[Rows from a dataset]
+ + + + +

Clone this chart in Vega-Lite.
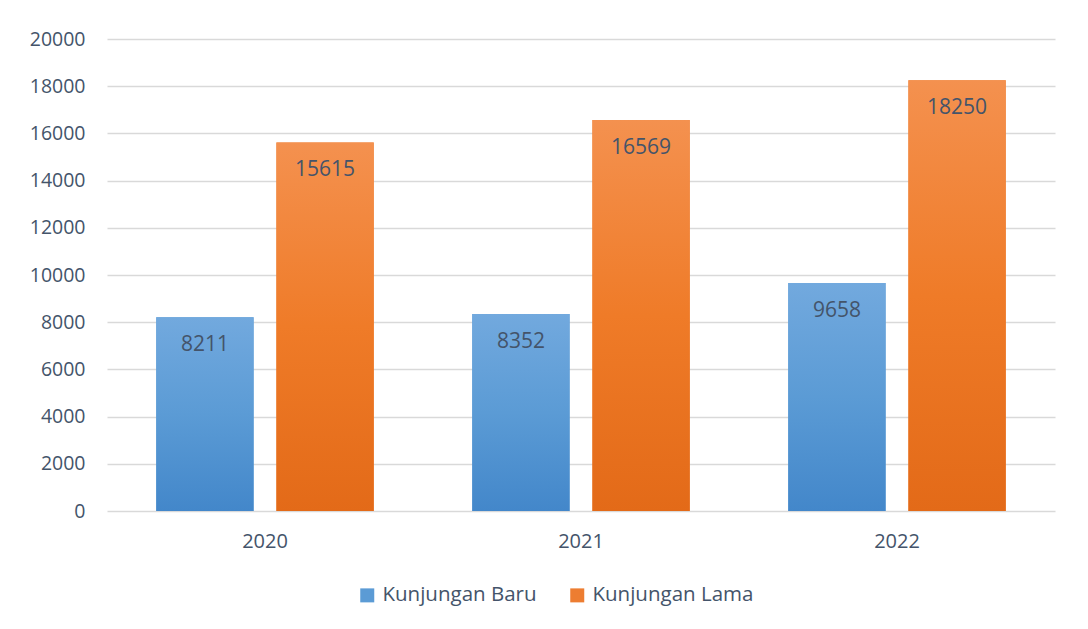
{
  "$schema": "https://vega.github.io/schema/vega-lite/v6.json",
  "autosize": {"type": "none"},
  "width": 948,
  "height": 472,
  "padding": {"left": 107, "top": 39, "right": 33, "bottom": 118},
  "background": "white",
  "config": {
    "view": {"stroke": null},
    "font": "Open Sans"
  },
  "data": {
    "values": [
      {"year": "2020", "series": "Kunjungan Baru", "value": 8211},
      {"year": "2020", "series": "Kunjungan Lama", "value": 15615},
      {"year": "2021", "series": "Kunjungan Baru", "value": 8352},
      {"year": "2021", "series": "Kunjungan Lama", "value": 16569},
      {"year": "2022", "series": "Kunjungan Baru", "value": 9658},
      {"year": "2022", "series": "Kunjungan Lama", "value": 18250}
    ]
  },
  "encoding": {
    "x": {
      "field": "year", "type": "nominal", "title": null,
      "scale": {"paddingInner": 0, "paddingOuter": 0},
      "axis": {"labelAngle": 0, "ticks": false, "domain": false, "labelPadding": 20,
        "labelFont": "Open Sans", "labelFontSize": 20, "labelColor": "#44546A"}
    },
    "xOffset": {
      "field": "series", "type": "nominal",
      "scale": {"paddingInner": 0.19, "paddingOuter": 0.41}
    },
    "y": {
      "field": "value", "type": "quantitative", "title": null,
      "scale": {"domain": [0, 20000], "nice": false},
      "axis": {
        "values": [0, 2000, 4000, 6000, 8000, 10000, 12000, 14000, 16000, 18000, 20000],
        "format": "d", "ticks": false, "domain": false, "labelPadding": 22,
        "labelFont": "Open Sans", "labelFontSize": 19.5, "labelColor": "#44546A",
        "gridColor": "#D9D9D9", "gridWidth": 1.5
      }
    }
  },
  "layer": [
    {
      "mark": {"type": "bar"},
      "encoding": {
        "color": {
          "field": "series", "type": "nominal",
          "scale": {"domain": ["Kunjungan Baru", "Kunjungan Lama"], "range": ["#5B9BD5", "#ED7D31"]},
          "legend": {
            "orient": "none", "legendX": 250, "legendY": 546, "title": null, "direction": "horizontal",
            "symbolType": "square", "symbolSize": 196, "symbolStrokeWidth": 0,
            "labelFontSize": 20.5, "labelColor": "#44546A", "labelFont": "Open Sans", "labelLimit": 400,
            "columnPadding": 30, "labelOffset": 5
          }
        }
      }
    },
    {
      "mark": {"type": "bar"},
      "encoding": {
        "fill": {
          "condition": {
            "test": "datum.series === 'Kunjungan Baru'",
            "value": {"gradient": "linear", "x1": 0, "y1": 0, "x2": 0, "y2": 1,
              "stops": [{"offset": 0, "color": "#72A9DE"}, {"offset": 0.5, "color": "#5B9BD5"}, {"offset": 1, "color": "#4387CA"}]}
          },
          "value": {"gradient": "linear", "x1": 0, "y1": 0, "x2": 0, "y2": 1,
            "stops": [{"offset": 0, "color": "#F4914F"}, {"offset": 0.5, "color": "#EF7B28"}, {"offset": 1, "color": "#E36A18"}]}
        }
      }
    },
    {
      "mark": {"type": "text", "baseline": "middle", "dy": 28, "fontSize": 21, "color": "#44546A", "font": "Open Sans"},
      "encoding": {"text": {"field": "value", "type": "quantitative", "format": "d"}}
    }
  ]
}
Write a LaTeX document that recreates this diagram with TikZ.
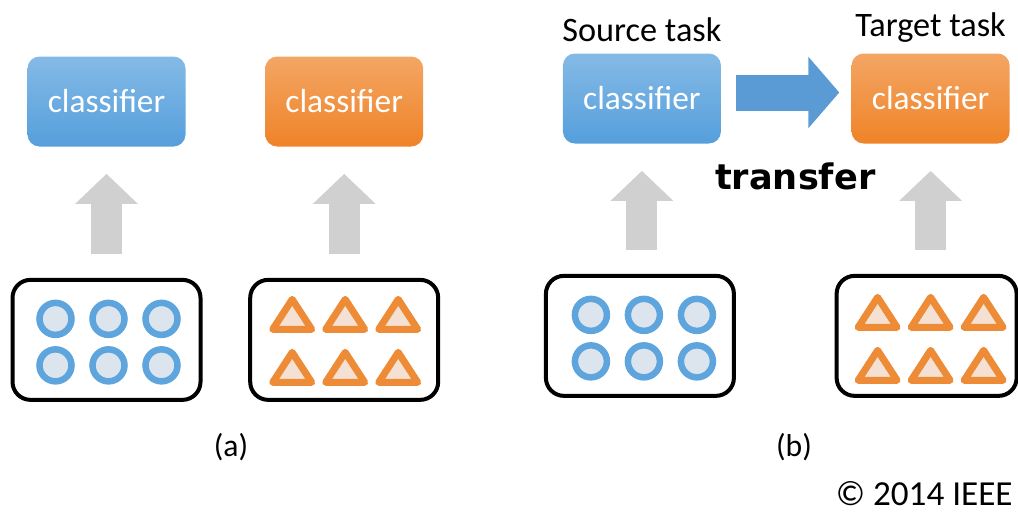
\documentclass[tikz,border=0pt]{standalone}
\usepackage{fontspec}
\setmainfont{Carlito}
\newfontfamily\transferfont{DejaVu Sans}
\usetikzlibrary{positioning, arrows.meta, calc}
\definecolor{srcblue}{HTML}{559FDC}
\definecolor{tgtorange}{HTML}{EF8328}
\definecolor{dotblue}{HTML}{5EA5DD}
\definecolor{dotfill}{HTML}{DCE5EE}
\definecolor{triorange}{HTML}{EE8B36}
\definecolor{trifill}{HTML}{F5E1D3}
\definecolor{arrowgray}{HTML}{D0D0D0}
\definecolor{transferblue}{HTML}{5B9BD5}
\tikzset{
    classifier/.style={
        rectangle,
        rounded corners=0.24cm,
        minimum width=3.16cm,
        minimum height=1.8cm,
        text=white,
        font=\fontsize{19}{21}\selectfont,
    },
    source/.style={classifier, top color=srcblue!72!white, bottom color=srcblue},
    target/.style={classifier, top color=tgtorange!72!white, bottom color=tgtorange},
    dataset/.style={
        draw,
        line width=0.08cm,
        rounded corners=0.36cm,
        minimum width=3.76cm,
        minimum height=2.4cm,
    },
    sample/.style={draw=dotblue, fill=dotfill, line width=0.13cm},
    sampletri/.style={draw=triorange, fill=trifill, line width=0.14cm, line join=round},
    uparrow/.style={
        draw=arrowgray,
        line width=0.62cm,
        -{Triangle[width=1.22cm,length=0.6cm]},
        shorten <=0.48cm,
        shorten >=0.54cm,
    },
    caption/.style={font=\fontsize{18}{21}\selectfont},
}

\begin{document}
\begin{tikzpicture}[node distance=2.6cm]
        \useasboundingbox (0,0) rectangle (20.36,-10.24);
        % (a) two separate tasks
        \node[source] (clsA1) at (2.13,-2.03) {classifier};
        \node[target, right=1.58cm of clsA1] (clsA2) {classifier};
        \node[dataset, below=2.62cm of clsA1] (dataA1) {};
        \node[dataset, below=2.62cm of clsA2] (dataA2) {};
        % (b) transfer learning
        \node[source, right=2.78cm of clsA2, yshift=0.06cm] (clsB1) {classifier};
        \node[target, right=of clsB1] (clsB2) {classifier};
        \node[dataset, below=of clsB1, xshift=-0.04cm] (dataB1) {};
        \node[dataset, below=of clsB2, xshift=-0.08cm, minimum width=3.6cm] (dataB2) {};
        \node[caption, font=\fontsize{19.5}{21}\selectfont, above=0.1cm of clsB1] (srcB) {Source task};
        \node[caption, font=\fontsize{19.5}{21}\selectfont, above=0.1cm of clsB2] (tgtB) {Target task};
        \node[font=\transferfont\bfseries\fontsize{20}{24}\selectfont] (transfer)
            at ($(clsB1.east)!0.5!(clsB2.west)+(0.18,-1.55)$) {transfer};
        % samples
        \foreach \dx in {-1.02,0.04,1.10}
            \foreach \dy in {0.42,-0.51} {
                \draw[sample] ([shift={(\dx,\dy)}]dataA1.center) circle (0.32cm);
                \draw[sample] ([shift={(\dx+0.04,\dy)}]dataB1.center) circle (0.32cm);
            }
        \foreach \dx in {-1.04,0.02,1.08}
            \foreach \dy in {0.51,-0.55} {
                \draw[sampletri] ([shift={(\dx,\dy)}]dataA2.center) ++(0,0.3) -- ++(0.39,-0.6) -- ++(-0.78,0) -- cycle;
                \draw[sampletri] ([shift={(\dx+0.06,\dy-0.04)}]dataB2.center) ++(0,0.3) -- ++(0.39,-0.6) -- ++(-0.78,0) -- cycle;
            }
        % arrows
        \draw[uparrow] (clsA1.south |- dataA1.north) to (clsA1.south);
        \draw[uparrow] (clsA2.south |- dataA2.north) to (clsA2.south);
        \draw[uparrow] (clsB1.south |- dataB1.north) to (clsB1.south);
        \draw[uparrow] (clsB2.south |- dataB2.north) to (clsB2.south);
        \draw[draw=transferblue, line width=0.72cm, -{Triangle[width=1.4cm,length=0.62cm]},
            shorten <=0.3cm, shorten >=0.24cm]
            ([yshift=0.12cm]clsB1.east) to ([yshift=0.12cm]clsB2.west);
        % captions
        \node[caption] (capA) at (4.62,-8.95) {(a)};
        \node[caption] (capB) at (15.88,-8.95) {(b)};
        \node[caption, font=\fontsize{20}{22}\selectfont, inner sep=0pt, anchor=base east] (copy)
            at (20.26,-10.1) {© 2014 IEEE};
\end{tikzpicture}
\end{document}
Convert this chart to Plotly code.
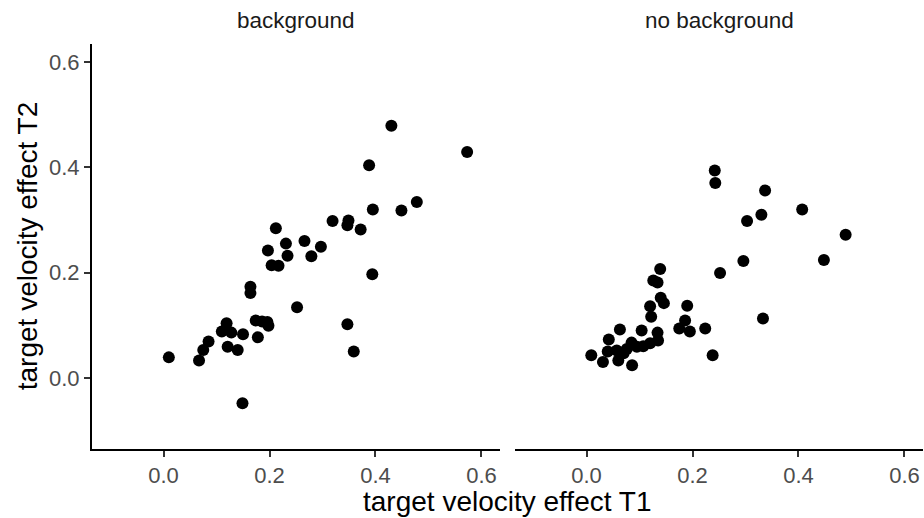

+ + + + +

Exercise prompt: Using the material above, gather every line that includes "chart".

Output of the exercise:
Clone this chart in Vega-Lite.
Convert this chart to Plotly code.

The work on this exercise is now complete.